Anyway, this one is the George and is still probably the best 1/72 kit of its type around. There was an issue of a George by Aoshima in its short-lived higher quality run of kits, but I believe it was the N1K2 and not the N1K2-J variant.    

This kit is not that much less detailed that today's Hasegawa 1/72 versions, but there is a difference and that is in the amount of detail. This one has a floor, seat, stick, instrument panel and pilot for the cockpit where a more modern Hasegawa kit would have side consoles and side panel detail as well. The engine is just a half front with some crankcase detail. The wheel wells are devoid of any kind of detailing. Canopy is a single piece and very well detailed, a big improvement over the previous kits. As with today's 1/72 Hasegawa kits, the instrument panel is supplied with a decal.

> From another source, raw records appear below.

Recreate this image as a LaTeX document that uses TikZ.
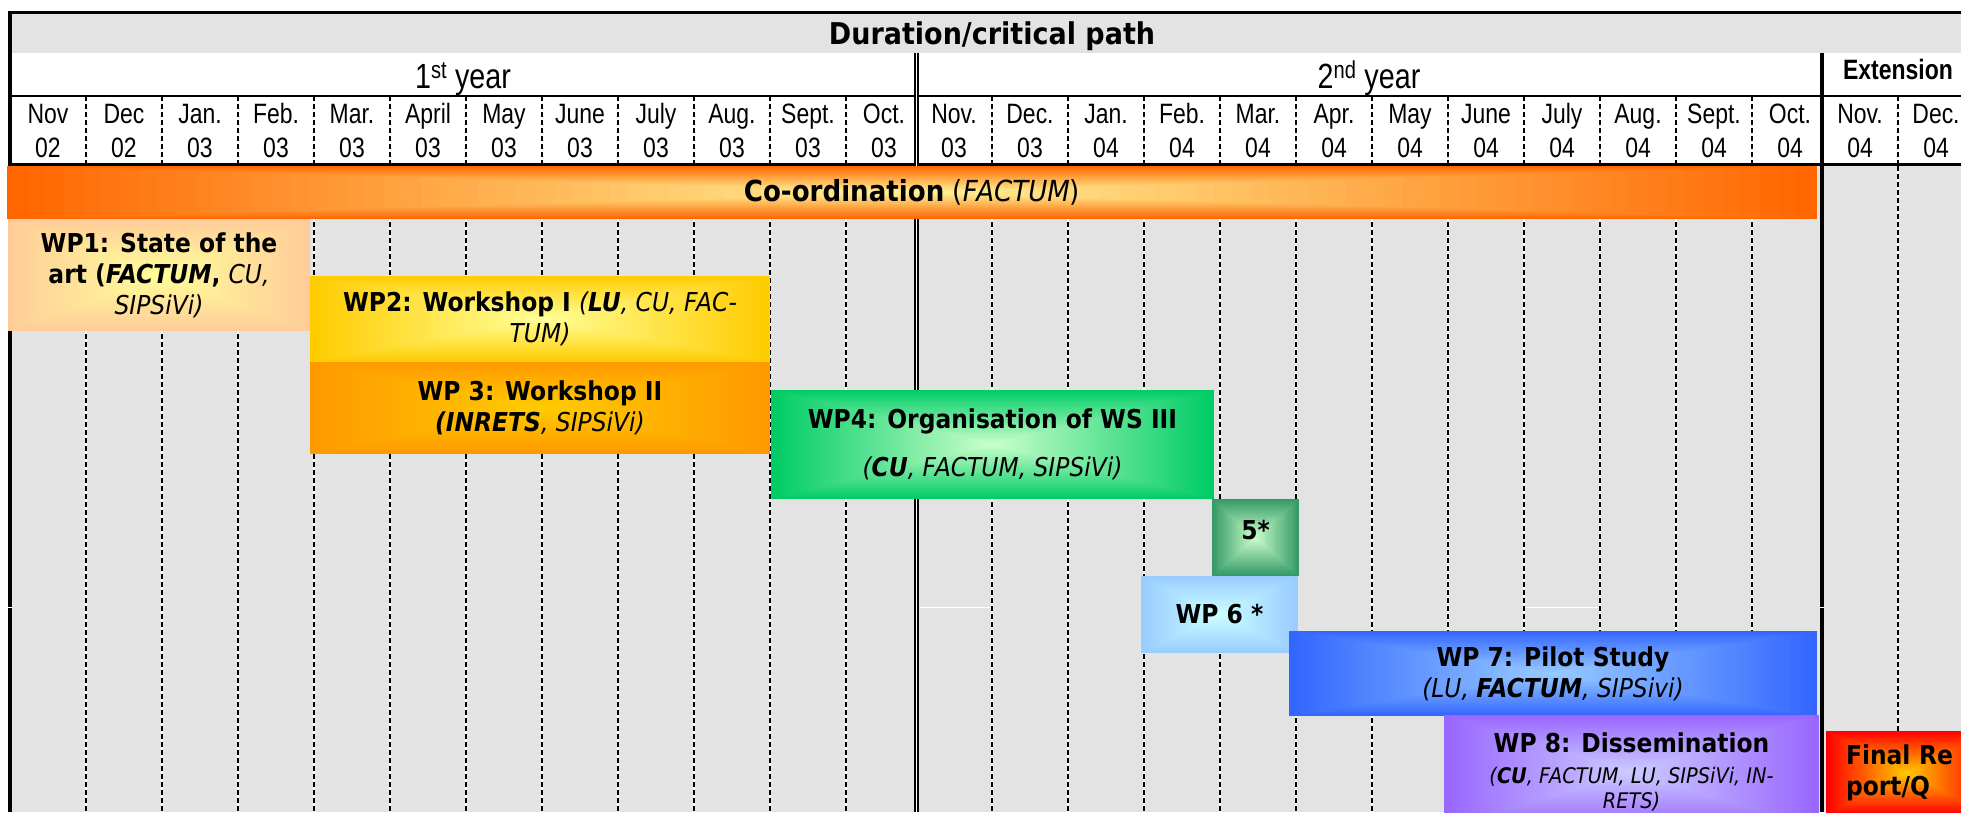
\documentclass[tikz,border=0pt]{standalone}
\usepackage{fontspec}
\newfontfamily\wpfont[FakeStretch=0.9,
  BoldFont={DejaVu Sans Bold},
  ItalicFont={DejaVu Sans Oblique},
  BoldItalicFont={DejaVu Sans Bold Oblique}]{DejaVu Sans}
\newfontfamily\narrowfont[FakeStretch=0.82]{Liberation Sans}
\usetikzlibrary{calc}

\definecolor{gridgray}{HTML}{E3E3E3}
\definecolor{coordout}{HTML}{FF6600}
\definecolor{coordin}{HTML}{FFF599}
\definecolor{peach}{HTML}{FFCC99}
\definecolor{paleyellow}{HTML}{FFFF99}
\definecolor{gold}{HTML}{FFCC00}
\definecolor{amber}{HTML}{FF9900}
\definecolor{wsgreen}{HTML}{00CC66}
\definecolor{mint}{HTML}{CCFFCC}
\definecolor{seagreen}{HTML}{339966}
\definecolor{skyblue}{HTML}{99CCFF}
\definecolor{paleblue}{HTML}{CCFFFF}
\definecolor{royalblue}{HTML}{3366FF}
\definecolor{violet}{HTML}{9966FF}
\definecolor{lavender}{HTML}{CCCCFF}
\definecolor{reportred}{HTML}{FF0000}

% partners: lead partner bold italic, others plain italic
\newcommand\wplead[1]{{\bfseries\itshape #1}}
\newcommand\wpteam[1]{{\mdseries\itshape #1}}

\tikzset{
  % rectangular gradient, outer colour at the edges, inner colour in the middle
  wpshade/.style 2 args={fill=#1, path picture={
      \foreach \i in {0,...,48}{
        \pgfmathsetmacro\s{1-\i/48}
        \pgfmathsetmacro\p{\i*100/48}
        \fill[#2!\p!#1]
          ($(path picture bounding box.center)!\s!(path picture bounding box.south west)$)
          rectangle
          ($(path picture bounding box.center)!\s!(path picture bounding box.north east)$);
      }}},
  wpbox/.style={inner sep=0pt, align=center, font=\wpfont\bfseries\fontsize{26}{31}\selectfont},
  monthlabel/.style={anchor=base, inner sep=0pt, font=\narrowfont\fontsize{28}{34}\selectfont},
  yearlabel/.style={anchor=base, inner sep=0pt, font=\narrowfont\fontsize{35}{40}\selectfont},
  monthline/.style={line width=2pt, dash pattern=on 5pt off 3pt},
}

\begin{document}
\begin{tikzpicture}[x=1pt,y=-1pt]
  \useasboundingbox (0,0) rectangle (1961,812);
  \clip (0,0) rectangle (1961,812);
  \fill[white] (0,0) rectangle (1961,812);

  % grey title band and chart area
  \fill[gridgray] (12,14) rectangle (1961,53);
  \fill[gridgray] (12,166) rectangle (1961,812);

  % month separators
  \foreach \x in {86,162,...,846,992,1068,...,1752,1898}{
    \draw[white, line width=2pt] (\x,166) -- (\x,812);
    \draw[monthline] (\x,96) -- (\x,163);
    \draw[monthline] (\x,166) -- (\x,812);
  }
  \draw[white, line width=1pt] (920,607) -- (991,607);
  \draw[white, line width=1pt] (1525,607) -- (1599,607);

  % frame
  \draw[line width=3pt] (8,12.5) -- (1961,12.5);
  \draw[line width=2pt] (12,96) -- (1961,96);
  \draw[line width=3pt] (8,164.5) -- (1961,164.5);
  \draw[line width=4pt] (10,11) -- (10,812);
  \draw[white, line width=5pt] (916.6,53) -- (916.6,812);
  \draw[line width=1.8pt] (915,53) -- (915,812);
  \draw[line width=1.8pt] (918.2,53) -- (918.2,812);
  \draw[line width=4pt] (1822,53) -- (1822,812);
  \draw[white, line width=1pt] (8,607) -- (12,607);
  \draw[white, line width=1pt] (1820,607) -- (1824,607);

  % header
  \node[anchor=base, inner sep=0pt, font=\wpfont\bfseries\fontsize{30}{36}\selectfont] (title) at (992,44) {Duration/critical path};
  \node[yearlabel] (year1) at (463,88) {1\textsuperscript{st} year};
  \node[yearlabel] (year2) at (1369,88) {2\textsuperscript{nd} year};
  \node[yearlabel, font=\narrowfont\bfseries\fontsize{28}{34}\selectfont] (ext) at (1898,79) {Extension};

  \foreach \m/\n [count=\k from 0] in {Nov/02,Dec/02,Jan./03,Feb./03,Mar./03,April/03,May/03,June/03,July/03,Aug./03,Sept./03,Oct./03}{
    \node[monthlabel] (ma\k) at (48+76*\k,123) {\m};
    \node[monthlabel] (mb\k) at (48+76*\k,157) {\n};
  }
  \foreach \m/\n [count=\k from 0] in {Nov./03,Dec./03,Jan./04,Feb./04,Mar./04,Apr./04,May/04,June/04,July/04,Aug./04,Sept./04,Oct./04}{
    \node[monthlabel] (mc\k) at (954+76*\k,123) {\m};
    \node[monthlabel] (md\k) at (954+76*\k,157) {\n};
  }
  \foreach \m/\n [count=\k from 0] in {Nov./04,Dec./04}{
    \node[monthlabel] (me\k) at (1860+76*\k,123) {\m};
    \node[monthlabel] (mf\k) at (1860+76*\k,157) {\n};
  }

  % work packages
  \node[wpbox, wpshade={coordout}{coordin}, minimum width=1810pt, minimum height=53pt,
    font=\wpfont\fontsize{29}{34}\selectfont] (coord) at (912,192.5)
    {\textbf{Co-ordination} (\textit{FACTUM})};

  \node[wpbox, wpshade={peach}{paleyellow}, minimum width=302pt, minimum height=112pt] (wp1) at (159,275)
    {WP1: State of the\\art (\wplead{FACTUM}, \wpteam{CU,}\\\wpteam{SIPSiVi)}};
  \node[wpbox, wpshade={gold}{paleyellow}, minimum width=460pt, minimum height=86pt] (wp2) at (540,319)
    {WP2: Workshop I \wpteam{(\wplead{LU}, CU, FAC-}\\\wpteam{TUM)}};
  \node[wpbox, wpshade={amber}{gold}, minimum width=460pt, minimum height=92pt] (wp3) at (540,408)
    {WP 3: Workshop II\\\wplead{(INRETS}\wpteam{, SIPSiVi)}};
  \node[wpbox, wpshade={wsgreen}{mint}, minimum width=443pt, minimum height=109pt] (wp4) at (992.5,444.5)
    {WP4: Organisation of WS III\\[17pt]\wpteam{(\wplead{CU}, FACTUM, SIPSiVi)}};
  \node[wpbox, wpshade={seagreen}{mint}, minimum width=87pt, minimum height=77pt] (wp5) at (1255.5,537.5)
    {\raisebox{-2pt}[0pt][0pt]{5*}};
  \node[wpbox, wpshade={skyblue}{paleblue}, minimum width=157pt, minimum height=77pt] (wp6) at (1219.5,614.5)
    {WP 6 *};
  \node[wpbox, wpshade={royalblue}{skyblue}, minimum width=528pt, minimum height=85pt] (wp7) at (1553,673.5)
    {WP 7: Pilot Study\\\wpteam{(LU, \wplead{FACTUM}, SIPSivi)}};
  \node[wpbox, wpshade={violet}{lavender}, minimum width=375pt, minimum height=114pt] (wp8) at (1631.5,772)
    {WP 8: Dissemination\\{\fontsize{21.5}{25}\selectfont\wpteam{(\wplead{CU}, FACTUM, LU, SIPSiVi, IN-}}\\[-6pt]{\fontsize{21.5}{25}\selectfont\wpteam{RETS)}}};
  \node[wpbox, wpshade={reportred}{gold}, minimum width=162pt, minimum height=84pt,
    text width=122pt, align=left] (final) at (1907,773)
    {Final Re\\port/Q};
\end{tikzpicture}
\end{document}
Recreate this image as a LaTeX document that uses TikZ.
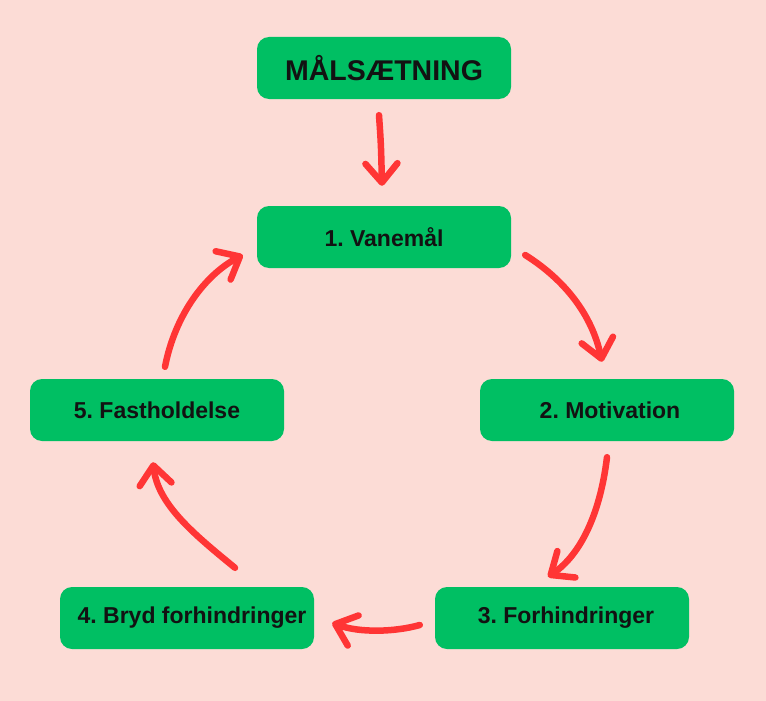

The dark green plastic does have ejector pin marks on the landing gear struts, gear door interiors and the floor of the cockpit that will have to go. No major sink areas that will be seen after the kit is done and no flash. The instructions are completely in Japanese, but with these simple kits, that is not a problem as the 6 construction drawings are well done. The big problem for those who haven't been around a while is that you have no idea what the colors are. No Gunze references; that will be years down the road from this kit. However, many of us won't find that a problem. The decals are thick and whites are ivory, just as Hasegawa decals have been for years until very recently. Markings are for three 343 Kokutai aircraft. We now know that the unit codes and kill markings were in yellow and not the white given in the sheet. The hinomarus seem a bit too bright as well, but with many new aftermarket sheets for this plane, that removes the markings problem.       


Still the best game in town for most modelers when it comes to this plane in 1/72. They are easy to find and can often be picked up at swap meets and other 'used kit' stores for around $5.